7. Crowds vs complete silence, sitting still vs moving around – what kind of environment do you need when you start to expand on an idea?
A bustling environment! With a team of fabulously like-minded people. (Having said that, I tend to focus far better at a desk on my own!)
8. What is your favourite part of the designing process? The conception of an idea? Expanding on an initial idea? Or may seeing it being built?
The design process has typically been fairly seamless for me. My absolute favourite part of the process is over-seeing the furniture production, and even better, shopping for all the artwork, objets d’art, and designer furniture & accessories! Seeing the interiors come together with all pre-planned items is fantastic – especially when I feel it works.

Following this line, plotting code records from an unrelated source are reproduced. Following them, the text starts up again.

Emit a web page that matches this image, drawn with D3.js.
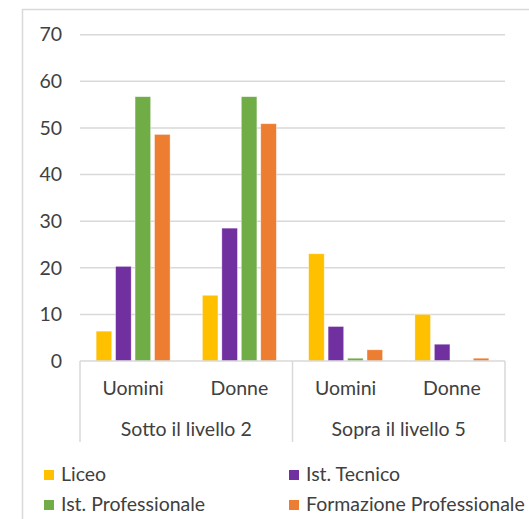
<!DOCTYPE html>
<html>
  <head>
    <meta charset="UTF-8" />
    <script src="https://d3js.org/d3.v7.min.js"></script>
    <style>
      body { margin: 0; background: #fff; }
      text { font-family: Lato, "Open Sans", sans-serif; fill: #404040; }
    </style>
  </head>
  <body>
    <svg width="529" height="519"></svg>

    <script>
      // data
      const groups = ["Sotto il livello 2", "Sopra il livello 5"];
      const genders = ["Uomini", "Donne"];
      const series = ["Liceo", "Ist. Tecnico", "Ist. Professionale", "Formazione Professionale"];
      const colors = ["#FFC000", "#7030A0", "#70AD47", "#ED7D31"];
      // one array per category, in series order
      const sottoUomini = [6.4, 20.3, 56.7, 48.6];
      const sottoDonne = [14.1, 28.5, 56.7, 50.9];
      const sopraUomini = [23.0, 7.4, 0.6, 2.4];
      const sopraDonne = [10.0, 3.6, 0, 0.6];
      const yTicks = [0, 10, 20, 30, 40, 50, 60, 70];

      const cats = [
        { group: groups[0], gender: genders[0], values: sottoUomini },
        { group: groups[0], gender: genders[1], values: sottoDonne },
        { group: groups[1], gender: genders[0], values: sopraUomini },
        { group: groups[1], gender: genders[1], values: sopraDonne },
      ];
      cats.forEach((c, i) => (c.key = i));

      const fs = "19.5px";
      const svg = d3.select("svg");

      // chart frame (only left and top edges are visible)
      svg.append("path")
        .attr("d", "M22.5,519 V9.5 H529")
        .attr("fill", "none")
        .attr("stroke", "#d9d9d9")
        .attr("stroke-width", 1.5);

      const pLeft = 80, pRight = 505, pTop = 34.7, pBottom = 361;

      const y = d3.scaleLinear().domain([0, 70]).range([pBottom, pTop]);
      const x0 = d3.scaleBand().domain(cats.map((c) => c.key)).range([pLeft, pRight]);
      const x1 = d3.scaleBand()
        .domain(series)
        .range([0, x0.bandwidth()])
        .paddingInner(0.2)
        .paddingOuter(0.83);
      const xg = d3.scaleBand().domain(groups).range([pLeft, pRight]);

      // gridlines
      svg.append("g")
        .selectAll("line")
        .data(yTicks.filter((d) => d > 0))
        .join("line")
        .attr("x1", pLeft)
        .attr("x2", pRight)
        .attr("y1", (d) => y(d))
        .attr("y2", (d) => y(d))
        .attr("stroke", "#d9d9d9")
        .attr("stroke-width", 1.5);

      // y axis labels
      const yAxis = d3.axisLeft(y).tickValues(yTicks).tickSize(0).tickPadding(18);
      const ya = svg.append("g").attr("transform", `translate(${pLeft},0)`).call(yAxis);
      ya.select(".domain").remove();
      ya.selectAll("text").style("font-size", fs).attr("fill", "#404040").attr("font-family", "Lato");

      // bars
      svg.append("g")
        .selectAll("g")
        .data(cats)
        .join("g")
        .attr("transform", (d) => `translate(${x0(d.key)},0)`)
        .selectAll("rect")
        .data((d) => d.values.map((v, i) => ({ s: series[i], v: v, c: colors[i] })))
        .join("rect")
        .attr("x", (d) => x1(d.s))
        .attr("width", x1.bandwidth())
        .attr("y", (d) => y(d.v))
        .attr("height", (d) => pBottom - y(d.v))
        .attr("fill", (d) => d.c)
        .attr("stroke", "#fff")
        .attr("stroke-opacity", 0.5)
        .attr("stroke-width", 0.7);

      // category axis with group dividers
      const axisG = svg.append("g");
      axisG.append("line")
        .attr("x1", pLeft).attr("x2", pRight)
        .attr("y1", pBottom).attr("y2", pBottom)
        .attr("stroke", "#d9d9d9").attr("stroke-width", 1.5);
      axisG.selectAll("line.div")
        .data([pLeft, xg(groups[1]), pRight])
        .join("line")
        .attr("class", "div")
        .attr("x1", (d) => d).attr("x2", (d) => d)
        .attr("y1", pBottom).attr("y2", 442)
        .attr("stroke", "#d9d9d9").attr("stroke-width", 1.5);

      axisG.selectAll("text.gender")
        .data(cats)
        .join("text")
        .attr("class", "gender")
        .attr("x", (d) => x0(d.key) + x0.bandwidth() / 2)
        .attr("y", 395)
        .attr("text-anchor", "middle")
        .style("font-size", fs)
        .text((d) => d.gender);

      axisG.selectAll("text.group")
        .data(groups)
        .join("text")
        .attr("class", "group")
        .attr("x", (d) => xg(d) + xg.bandwidth() / 2)
        .attr("y", 436)
        .attr("text-anchor", "middle")
        .style("font-size", fs)
        .text((d) => d);

      // legend
      const legendPos = [
        [44, 470], [289, 470],
        [44, 500], [289, 500],
      ];
      const lg = svg.append("g")
        .selectAll("g")
        .data(series)
        .join("g")
        .attr("transform", (d, i) => `translate(${legendPos[i][0]},${legendPos[i][1]})`);
      lg.append("rect")
        .attr("width", 10).attr("height", 10)
        .attr("fill", (d, i) => colors[i]);
      lg.append("text")
        .attr("x", 17).attr("y", 10.5)
        .style("font-size", fs)
        .text((d) => d);
    </script>
  </body>
</html>
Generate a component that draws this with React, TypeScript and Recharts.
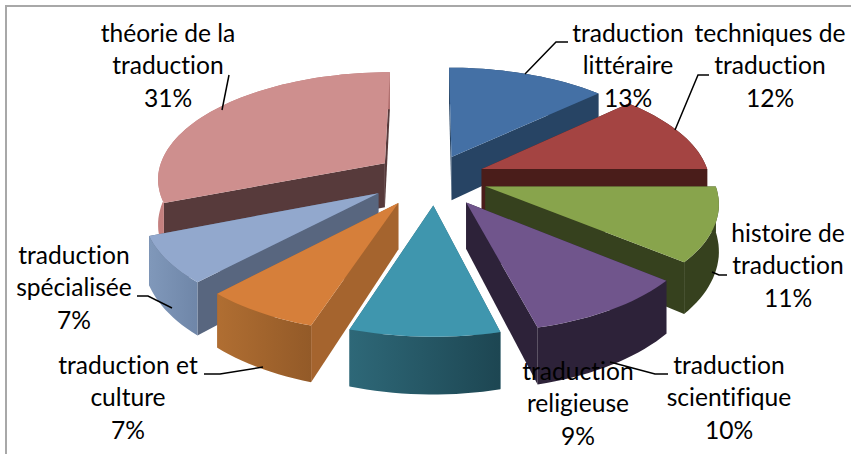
import React from "react";
import { PieChart, Pie } from "recharts";

const names = ["théorie de la traduction", "traduction littéraire", "techniques de traduction", "histoire de traduction", "traduction scientifique", "traduction religieuse", "traduction et culture", "traduction spécialisée"];
const values = [31, 13, 12, 11, 10, 9, 7, 7];
const topColors = ["#CE8F8E", "#4470A5", "#A44442", "#88A44C", "#70558C", "#3F96AE", "#D67F3A", "#92A8CD"];
const wallColors = ["#573A3B", "#274464", "#4A1D1A", "#36411E", "#2D2239", "#2C6474", "#A5642E", "#58667F"];
const arcFrom = ["#C4807F", "#274464", "#4A1D1A", "#36411E", "#2D2239", "#2E6878", "#B06E32", "#8098BA"];
const arcTo = ["#B87574", "#274464", "#4A1D1A", "#36411E", "#2D2239", "#1D4652", "#935A28", "#6F86A8"];
const labelLines = [
  ["théorie de la", "traduction", "31%"],
  ["traduction", "littéraire", "13%"],
  ["techniques de", "traduction", "12%"],
  ["histoire de", "traduction", "11%"],
  ["traduction", "scientifique", "10%"],
  ["traduction", "religieuse", "9%"],
  ["traduction et", "culture", "7%"],
  ["traduction", "spécialisée", "7%"],
];
const labelCenterX = [168, 628, 770, 788, 729, 578, 128, 74];
const labelBaseY = [42, 42, 42, 242, 374, 380, 374, 264];
const leaders = [
  "222,110 229,75",
  "525,74 556,42 568,42",
  "675,130 698,75 709,75",
  "712,272 719,275 727,275",
  "610,362 655,374 668,374",
  "",
  "263,367 220,374 204,374",
  "172,308 148,296 137,296",
];
const nudgeX = [-3, 0, 2, 4, 6, 4, -5, -8];
const nudgeY = [-2, 0, -1, -1, 2, 1, 2, 0];

const chartData = names.map((name, i) => ({ name, value: values[i], index: i }));
const FRONT_INDEX = 6;
const EXPLODE = 53;
const TILT = 0.467;
const FOCAL = 1725;
const DEPTH = 45;
const rad = (d: number) => (d * Math.PI) / 180;

function Wedge(props: any) {
  const { cx, cy, outerRadius, startAngle, endAngle, payload } = props;
  const i = payload.index;
  const t0 = 90 - startAngle;
  const t1 = 90 - endAngle;
  const tm = (t0 + t1) / 2;
  const ox = Math.sin(rad(tm)) * EXPLODE;
  const oy = -Math.cos(rad(tm)) * EXPLODE;
  const proj = (t: number, r: number, down: boolean) => {
    const X = ox + Math.sin(rad(t)) * r;
    const Y = oy - Math.cos(rad(t)) * r;
    const s = 1 / (1 - Y / FOCAL);
    return [cx + nudgeX[i] + X * s, cy + nudgeY[i] + Y * TILT * s + (down ? DEPTH * Math.pow(s, 1.4) : 0)];
  };
  const arc: number[][] = [];
  const arcLow: number[][] = [];
  const n = Math.max(8, Math.ceil(Math.abs(t1 - t0) / 2));
  for (let k = 0; k <= n; k++) {
    const t = t0 + ((t1 - t0) * k) / n;
    arc.push(proj(t, outerRadius, false));
    arcLow.push(proj(t, outerRadius, true));
  }
  const apex = proj(0, 0, false);
  const apexLow = proj(0, 0, true);
  const str = (p: number[][]) => p.map((q) => `${q[0].toFixed(1)},${q[1].toFixed(1)}`).join(" ");
  const gid = `arc-${i}`;
  const walls = [
    { y: arc[0][1], pts: [apex, arc[0], arcLow[0], apexLow], fill: wallColors[i] },
    { y: arc[n][1], pts: [apex, arc[n], arcLow[n], apexLow], fill: wallColors[i] },
    { y: 1e5, pts: [...arc, ...[...arcLow].reverse()], fill: `url(#${gid})` },
  ].sort((a, b) => a.y - b.y);
  return (
    <g>
      <defs>
        <linearGradient id={gid} x1="0" y1="0" x2="1" y2="0">
          <stop offset="0" stopColor={arcFrom[i]} />
          <stop offset="1" stopColor={arcTo[i]} />
        </linearGradient>
      </defs>
      {walls.map((w, k) => (
        <polygon key={k} points={str(w.pts)} fill={w.fill} />
      ))}
      <polygon points={str([apex, ...arc])} fill={topColors[i]} />
    </g>
  );
}

const backShape = (p: any) => (p.payload.index === FRONT_INDEX ? <g /> : <Wedge {...p} />);
const frontShape = (p: any) => (p.payload.index === FRONT_INDEX ? <Wedge {...p} /> : <g />);

function SliceLabel(props: any) {
  const i = props.payload?.index ?? props.index;
  return (
    <g>
      {leaders[i] && <polyline points={leaders[i]} fill="none" stroke="#000" strokeWidth={1.5} />}
      <text textAnchor="middle" fontFamily="Lato" fontSize={24.6} fill="#000" style={{ fontVariantLigatures: "none" }}>
        {labelLines[i].map((line, k) => (
          <tspan key={k} x={labelCenterX[i]} y={labelBaseY[i] + k * 32.4}>
            {line}
          </tspan>
        ))}
      </text>
    </g>
  );
}

export default function App() {
  const common = {
    data: chartData,
    dataKey: "value",
    nameKey: "name",
    cx: 431,
    cy: 179,
    outerRadius: 228,
    startAngle: 201.6,
    endAngle: -158.4,
    isAnimationActive: false,
    stroke: "none",
  };
  return (
    <div style={{ position: "absolute", left: 0, top: 0, width: 851, height: 454, background: "#fff", overflow: "hidden" }}>
      <div style={{ position: "absolute", left: 5, top: 5, right: -10, bottom: -10, borderLeft: "2px solid #a8a8a8", borderTop: "2px solid #a8a8a8" }} />
      <PieChart width={851} height={454} margin={{ top: 0, right: 0, bottom: 0, left: 0 }} style={{ position: "absolute", left: 0, top: 0 }}>
        <Pie {...common} shape={backShape} label={false} labelLine={false} />
        <Pie {...common} shape={frontShape} label={(p: any) => <SliceLabel {...p} />} labelLine={false} />
      </PieChart>
    </div>
  );
}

9. Luna2 is very different in terms of looks in Bali, what kind of styles do you wish you could see in Bali that you think will look good but haven’t really been explored yet?
Something I haven’t seen yet. The ubiquitous ‘Bali modern’ can be tiresome. Let’s hope Philippe Starck will vamp up the action with his new hotel, The Stairs.
10. Luna2 is very mod, with bright pops of colour, how did you decide on the colour scheme and design theme? Did the overall mod look come later or was it the original look you wanted for it?
My design ethos is that I respect the past, welcome the future and like to have fun in the process! I loosely refer to my design style as “FUNked-up modernism”. There are elements of nostalgia, futurism and fun in every aspect of Luna2. I reference great works of the past, infuse innovation of the future, and add touches of 60’s pop and huge doses of humour!